» EXERCISE TASK
Only the lines from the start of the data below through the line that contains "fontweight='bold', family='Liberation Sans', color='#111111')" are to be copied, exactly and without pictures.
**** GIVEN DATA
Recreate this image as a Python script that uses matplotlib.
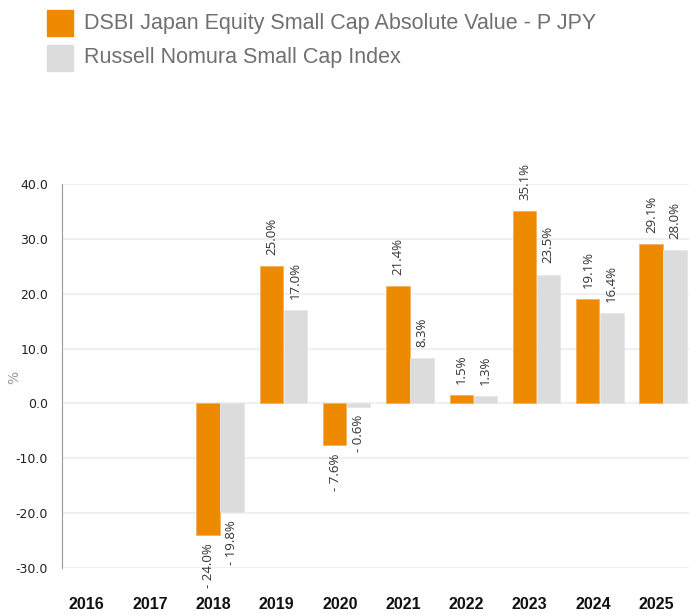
import numpy as np
import matplotlib
matplotlib.use('Agg')
import matplotlib.pyplot as plt
from matplotlib.patches import Rectangle

years = ['2016', '2017', '2018', '2019', '2020', '2021', '2022', '2023', '2024', '2025']
fund = [np.nan, np.nan, -24.0, 25.0, -7.6, 21.4, 1.5, 35.1, 19.1, 29.1]
index = [np.nan, np.nan, -19.8, 17.0, -0.6, 8.3, 1.3, 23.5, 16.4, 28.0]
fund_name = 'DSBI Japan Equity Small Cap Absolute Value - P JPY'
index_name = 'Russell Nomura Small Cap Index'
yticks = [-30, -20, -10, 0, 10, 20, 30, 40]

orange = '#ee8a00'
grey = '#dcdcdc'

fig = plt.figure(figsize=(6.89, 6.15), dpi=100)
ax = fig.add_axes([62/689, 1 - 568/615, 1 - 62/689, (568 - 184)/615])

x = np.arange(len(years))
w = 0.37
ax.bar(x - w/2 - 0.005, fund, w, color=orange, edgecolor='#f5b060', linewidth=0.6, zorder=3)
ax.bar(x + w/2 + 0.005, index, w, color=grey, edgecolor='#e6e6e6', linewidth=0.6, zorder=3)

def label(xs, vals):
    for xi, v in zip(xs, vals):
        if np.isnan(v):
            continue
        if v >= 0:
            ax.annotate('%.1f%%' % v, (xi, v), xytext=(0, 8), textcoords='offset points',
                        rotation=90, ha='center', va='bottom', fontsize=9.5,
                        family='Open Sans', color='#333333')
        else:
            ax.annotate('- %.1f%%' % abs(v), (xi, v), xytext=(0, -6), textcoords='offset points',
                        rotation=90, ha='center', va='top', fontsize=9.5,
                        family='Open Sans', color='#333333')

label(x - w/2, fund)
label(x + w/2, index)

ax.set_xlim(-0.5, 9.41)
ax.set_ylim(-30, 40)
ax.set_yticks(yticks)
ax.set_yticklabels(['%.1f' % t for t in yticks], fontsize=9, color='#222222')
ax.tick_params(axis='y', length=0, pad=10)
ax.set_xticks([])
for xi, yr in zip(x, years):
    ax.text(xi - 0.11, -36.7, yr, ha='center', va='center', fontsize=11.5,
            fontweight='bold', family='Liberation Sans', color='#111111')

ax.grid(axis='y', color='#eeeeee', linewidth=1.2, zorder=0)
for s in ['top', 'right', 'bottom']:
    ax.spines[s].set_visible(False)
ax.spines['left'].set_color('#999999')
fig.text(14/689, 1 - 377/615, '%', rotation=90, ha='center', va='center',
         color='#999999', fontsize=10)

# legend drawn at the top
for i, (c, name) in enumerate([(orange, fund_name), (grey, index_name)]):
    y0 = 1 - (10 + 35*i) / 615
    fig.patches.append(Rectangle((47/689, y0 - 26/615), 26/689, 26/615,
                                 transform=fig.transFigure, color=c))
    fig.text(84/689, y0 - 13/615, name, ha='left', va='center', fontsize=15.5,
             family='Liberation Sans', color='#707070')

fig.savefig('out.png', dpi=100)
********
» TASK RESPONSE
Recreate this image as a Python script that uses matplotlib.
import numpy as np
import matplotlib
matplotlib.use('Agg')
import matplotlib.pyplot as plt
from matplotlib.patches import Rectangle

years = ['2016', '2017', '2018', '2019', '2020', '2021', '2022', '2023', '2024', '2025']
fund = [np.nan, np.nan, -24.0, 25.0, -7.6, 21.4, 1.5, 35.1, 19.1, 29.1]
index = [np.nan, np.nan, -19.8, 17.0, -0.6, 8.3, 1.3, 23.5, 16.4, 28.0]
fund_name = 'DSBI Japan Equity Small Cap Absolute Value - P JPY'
index_name = 'Russell Nomura Small Cap Index'
yticks = [-30, -20, -10, 0, 10, 20, 30, 40]

orange = '#ee8a00'
grey = '#dcdcdc'

fig = plt.figure(figsize=(6.89, 6.15), dpi=100)
ax = fig.add_axes([62/689, 1 - 568/615, 1 - 62/689, (568 - 184)/615])

x = np.arange(len(years))
w = 0.37
ax.bar(x - w/2 - 0.005, fund, w, color=orange, edgecolor='#f5b060', linewidth=0.6, zorder=3)
ax.bar(x + w/2 + 0.005, index, w, color=grey, edgecolor='#e6e6e6', linewidth=0.6, zorder=3)

def label(xs, vals):
    for xi, v in zip(xs, vals):
        if np.isnan(v):
            continue
        if v >= 0:
            ax.annotate('%.1f%%' % v, (xi, v), xytext=(0, 8), textcoords='offset points',
                        rotation=90, ha='center', va='bottom', fontsize=9.5,
                        family='Open Sans', color='#333333')
        else:
            ax.annotate('- %.1f%%' % abs(v), (xi, v), xytext=(0, -6), textcoords='offset points',
                        rotation=90, ha='center', va='top', fontsize=9.5,
                        family='Open Sans', color='#333333')

label(x - w/2, fund)
label(x + w/2, index)

ax.set_xlim(-0.5, 9.41)
ax.set_ylim(-30, 40)
ax.set_yticks(yticks)
ax.set_yticklabels(['%.1f' % t for t in yticks], fontsize=9, color='#222222')
ax.tick_params(axis='y', length=0, pad=10)
ax.set_xticks([])
for xi, yr in zip(x, years):
    ax.text(xi - 0.11, -36.7, yr, ha='center', va='center', fontsize=11.5,
            fontweight='bold', family='Liberation Sans', color='#111111')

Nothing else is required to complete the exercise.